Xenophon blamed his absence on “a software glitch with my electronic diary that will well and truly not happen again”, after finding himself booked to speak at a steel industry event and a Carly Ryan Foundation function in Sydney.
He addressed the Adelaide forum by phone, telling the meeting his fledgling party had received around 450 candidate applications, from which it had now selected 29 candidates Australia-wide, with a dozen in South Australia.
Dr Joseph Masika, an African community advocate who ran as an independent for the SA Legislative Council last year, has confirmed he has “put his hat in the ring” for preselection, but says he is yet to find out if he has been successful.
“If they need my help I’ll be there, if they think I can contribute,” he told InDaily.
Also attending was Ray McGhee, a former Channel Nine reporter who quit the network in 2007 to stand as an independent in Boothby. He ran again in 2010, but he says he has not put his name forward for the Xenophon party in the forthcoming federal poll.
However, he said he would be interested in running against Liberal defector Martin Hamilton-Smith in Waite in the 2018 state election, if the Xenophon Team wanted him.
“I dislike people that run for one party and then ditch the party for their own benefits,” he said.
Hamilton-Smith told InDaily: “I’ve got every intention of running again so I’ll look forward to whatever may come our way in 2018.”
McGhee cut a distinctive figure in his television days, with his penchant for wacky pieces to camera. Asked if he remembered McGhee’s reporting, Hamilton-Smith said: “Not really.”
“All I’m focused on at the moment is trying to do the best job I can; I’ll worry about the next election closer to the day,” he said.
Also attending the AGM were Don and Kay Shipway, for whom Xenophon advocated after multinational sportswear giant ASICS stopped supplying their Adelaide-based Sports Locker store after a 30-year relationship.
But Xenophon told InDaily: “Just because someone turns up at the meeting doesn’t mean they want to be a candidate.”
He told the gathering by phone he was “quite certain there will not be an early election before Christmas”.
“That will give us more time to prepare,” he said.
“Many in Canberra thought there’d be a snap election, [but] it seems Malcolm Turnbull is settling into the job and consolidating his position … I’d be very surprised if there was an election before the due date some time in September [next year].”
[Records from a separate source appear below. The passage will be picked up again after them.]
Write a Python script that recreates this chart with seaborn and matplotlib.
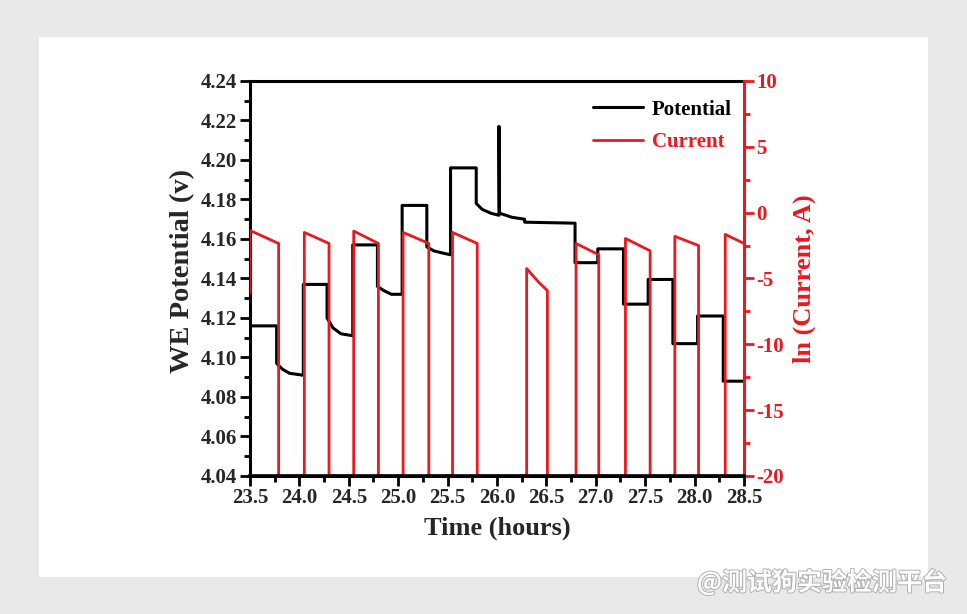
import matplotlib
matplotlib.use("Agg")
from matplotlib import pyplot as plt
from matplotlib.ticker import MultipleLocator, FormatStrFormatter
from matplotlib.patches import Rectangle
from matplotlib.lines import Line2D
import matplotlib.patheffects as pe
import pandas as pd
import seaborn as sns

# WE potential trace (hours, V)
pot_time = [23.50, 23.77, 23.77, 23.83, 23.90, 24.04, 24.04, 24.28, 24.28, 24.34,
            24.42, 24.54, 24.54, 24.79, 24.79, 24.85, 24.93, 25.04, 25.04, 25.29,
            25.29, 25.36, 25.44, 25.53, 25.53, 25.79, 25.79, 25.85, 25.94, 26.02,
            26.02, 26.025, 26.03, 26.15, 26.28, 26.28, 26.79, 26.79, 27.02, 27.02,
            27.28, 27.28, 27.53, 27.53, 27.78, 27.78, 28.03, 28.03, 28.29, 28.29,
            28.50]
pot_value = [4.116, 4.116, 4.097, 4.094, 4.092, 4.091, 4.137, 4.137, 4.120, 4.115,
             4.112, 4.111, 4.157, 4.157, 4.136, 4.134, 4.132, 4.132, 4.177, 4.177,
             4.156, 4.154, 4.153, 4.152, 4.196, 4.196, 4.178, 4.175, 4.173, 4.172,
             4.217, 4.174, 4.173, 4.171, 4.170, 4.1685, 4.168, 4.148, 4.148, 4.155,
             4.155, 4.127, 4.127, 4.1395, 4.1395, 4.107, 4.107, 4.121, 4.121, 4.088,
             4.088]

# ln(current) trace (hours, ln A)
cur_time = [23.50, 23.50, 23.79, 23.79, 24.05, 24.05, 24.30, 24.30, 24.55, 24.55,
            24.80, 24.80, 25.05, 25.05, 25.31, 25.31, 25.55, 25.55, 25.80, 25.80,
            26.30, 26.30, 26.42, 26.51, 26.51, 26.80, 26.80, 27.03, 27.03, 27.30,
            27.30, 27.55, 27.55, 27.80, 27.80, 28.04, 28.04, 28.31, 28.31, 28.50]
cur_value = [-6.1, -1.35, -2.34, -20, -20, -1.5, -2.34, -20, -20, -1.4,
             -2.34, -20, -20, -1.5, -2.34, -20, -20, -1.5, -2.34, -20,
             -20, -4.24, -5.27, -5.92, -20, -20, -2.34, -3.2, -20, -20,
             -1.96, -2.9, -20, -20, -1.8, -2.5, -20, -20, -1.65, -2.34]

x_ticks = [23.5, 24.0, 24.5, 25.0, 25.5, 26.0, 26.5, 27.0, 27.5, 28.0, 28.5]
pot_ticks = [4.04, 4.06, 4.08, 4.10, 4.12, 4.14, 4.16, 4.18, 4.20, 4.22, 4.24]
cur_ticks = [-20, -15, -10, -5, 0, 5, 10]

RED = "#e8191f"


def main():
    sns.set_theme(style="ticks")
    plt.rcParams['font.family'] = ['Liberation Serif', 'DejaVu Serif']
    plt.rcParams['font.weight'] = 'bold'
    plt.rcParams['axes.unicode_minus'] = False

    fig = plt.figure(figsize=(9.67, 6.14), dpi=100, facecolor="#e9e9e9")
    fig.patches.append(Rectangle((39 / 967, 1 - 577 / 614), 889 / 967, 540 / 614,
                                 transform=fig.transFigure, facecolor="white",
                                 edgecolor="none", zorder=-5))

    ax = fig.add_axes([0.2585, 0.2248, 0.5109, 0.6433])
    ax.set_facecolor("white")
    ax2 = ax.twinx()

    df_pot = pd.DataFrame({"time": pot_time, "potential": pot_value})
    df_cur = pd.DataFrame({"time": cur_time, "current": cur_value})

    sns.lineplot(data=df_pot, x="time", y="potential", ax=ax, color="black",
                 lw=2.2, estimator=None, sort=False)
    sns.lineplot(data=df_cur, x="time", y="current", ax=ax2, color=RED,
                 lw=2.0, estimator=None, sort=False)

    ax.set_xlim(23.5, 28.5)
    ax.set_ylim(4.04, 4.24)
    ax2.set_ylim(-20, 10)

    ax.set_xticks(x_ticks)
    ax.set_yticks(pot_ticks)
    ax2.set_yticks(cur_ticks)
    ax.xaxis.set_minor_locator(MultipleLocator(0.25))
    ax.yaxis.set_minor_locator(MultipleLocator(0.01))
    ax2.yaxis.set_minor_locator(MultipleLocator(2.5))
    ax.xaxis.set_major_formatter(FormatStrFormatter("%.1f"))
    ax.yaxis.set_major_formatter(FormatStrFormatter("%.2f"))

    ax.set_xlabel("Time (hours)", fontsize=19, fontweight="bold", labelpad=6)
    ax.set_ylabel("WE Potential (v)", fontsize=20.5, fontweight="bold")
    ax.yaxis.set_label_coords(-0.112, 0.52)
    ax2.set_ylabel("ln (Current, A)", fontsize=19, fontweight="bold",
                   color=RED, labelpad=6)

    for sp in ["left", "bottom", "top"]:
        ax.spines[sp].set_linewidth(2.2)
        ax.spines[sp].set_color("black")
    ax.spines["right"].set_visible(False)
    # ax2 sits on top, so its own black bottom spine hides the red baseline
    ax2.spines["left"].set_visible(False)
    ax2.spines["top"].set_visible(False)
    ax2.spines["bottom"].set_linewidth(2.6)
    ax2.spines["bottom"].set_color("black")
    ax2.spines["right"].set_linewidth(2.2)
    ax2.spines["right"].set_color(RED)

    ax.tick_params(axis="both", which="major", length=7, width=2, labelsize=15,
                   color="black", pad=2)
    ax.tick_params(axis="both", which="minor", length=4, width=2, color="black")
    ax.tick_params(axis="x", which="both", top=False)
    ax2.tick_params(axis="y", which="major", length=7, width=2, labelsize=15,
                    colors=RED, pad=2)
    ax2.tick_params(axis="y", which="minor", length=4, width=2, colors=RED)
    for lab in ax.get_xticklabels() + ax.get_yticklabels() + ax2.get_yticklabels():
        lab.set_fontweight("bold")

    handles = [Line2D([], [], color="black", lw=2.2),
               Line2D([], [], color=RED, lw=2.0)]
    leg = ax2.legend(handles, ["Potential", "Current"], loc="upper right",
                     frameon=False, fontsize=15, handlelength=2.4,
                     labelcolor=["black", RED], bbox_to_anchor=(1.013, 1.0),
                     labelspacing=0.6, handletextpad=0.4)
    for t in leg.get_texts():
        t.set_fontweight("bold")

    fig.text(947 / 967, 1 - 582 / 614, "@测试狗实验检测平台", ha="right", va="center",
             fontsize=18, color="white",
             family=["Noto Sans CJK SC", "DejaVu Sans"],
             path_effects=[pe.withStroke(linewidth=1.4, foreground="#b0b0b0")])

    fig.savefig("out.png", dpi=100, facecolor=fig.get_facecolor())


if __name__ == "__main__":
    main()
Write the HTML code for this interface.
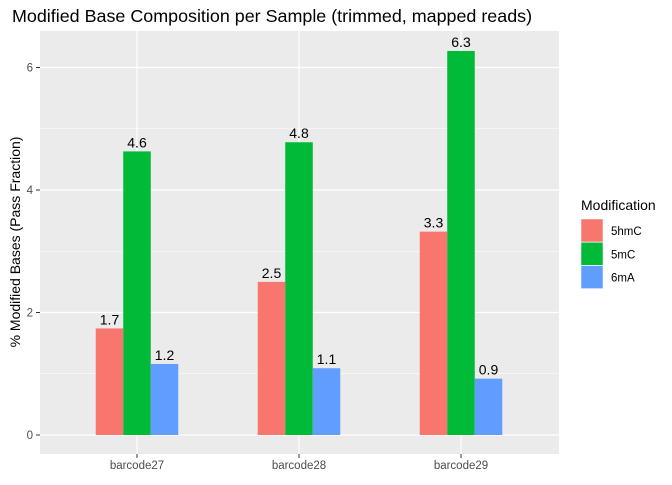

NXT campaign manager and SA senate candidate Stirling Griff, who chaired the meeting, said the final list of candidates would likely now be unveiled in the first week of December.
“It’s been a very, very involved process,” he said. “There’s still some seats we haven’t filled yet … We may choose not to fill every seat.”
McGhee said Xenophon had “offered moral support” when he first ran in Boothby.
“I’m always keen on the independents,” he said. “I’m not a fan of big parties… I don’t like the career politicians, they’re there for themselves.”
He says he hopes Xenophon would continue to operate “as an independent” despite the new party structure, and says other candidates should have the right to dissent on matters of principle.
“If someone objects strongly, they’ve really got to have the right to go that way, even if it goes against (the party),” he said.
“They should be able to vote as they wish without any ramifications.”
He said his experience in Boothby had persuaded him the southern seat was “too big” to tackle as a lone independent.
“You need an army of several hundred to even start the process, and then you’re running against the Liberal Party that have been there since Adam and Eve,” he said. “It should be interesting this time round with the member (retiring incumbent Andrew Southcott) not running … I think it will change the landscape.”
Masika said he was drawn to the NXT because “there’s no tie to a certain particular ideology”.
“What the team does is look at issues on their own merits,” he said.
“In other political parties, they have an ideology [and] if you don’t follow that line you find you are [left on the] outside. With Nick you find out what’s the issue, what’s the evidence available … and come up with a solution which is win-win for everyone.”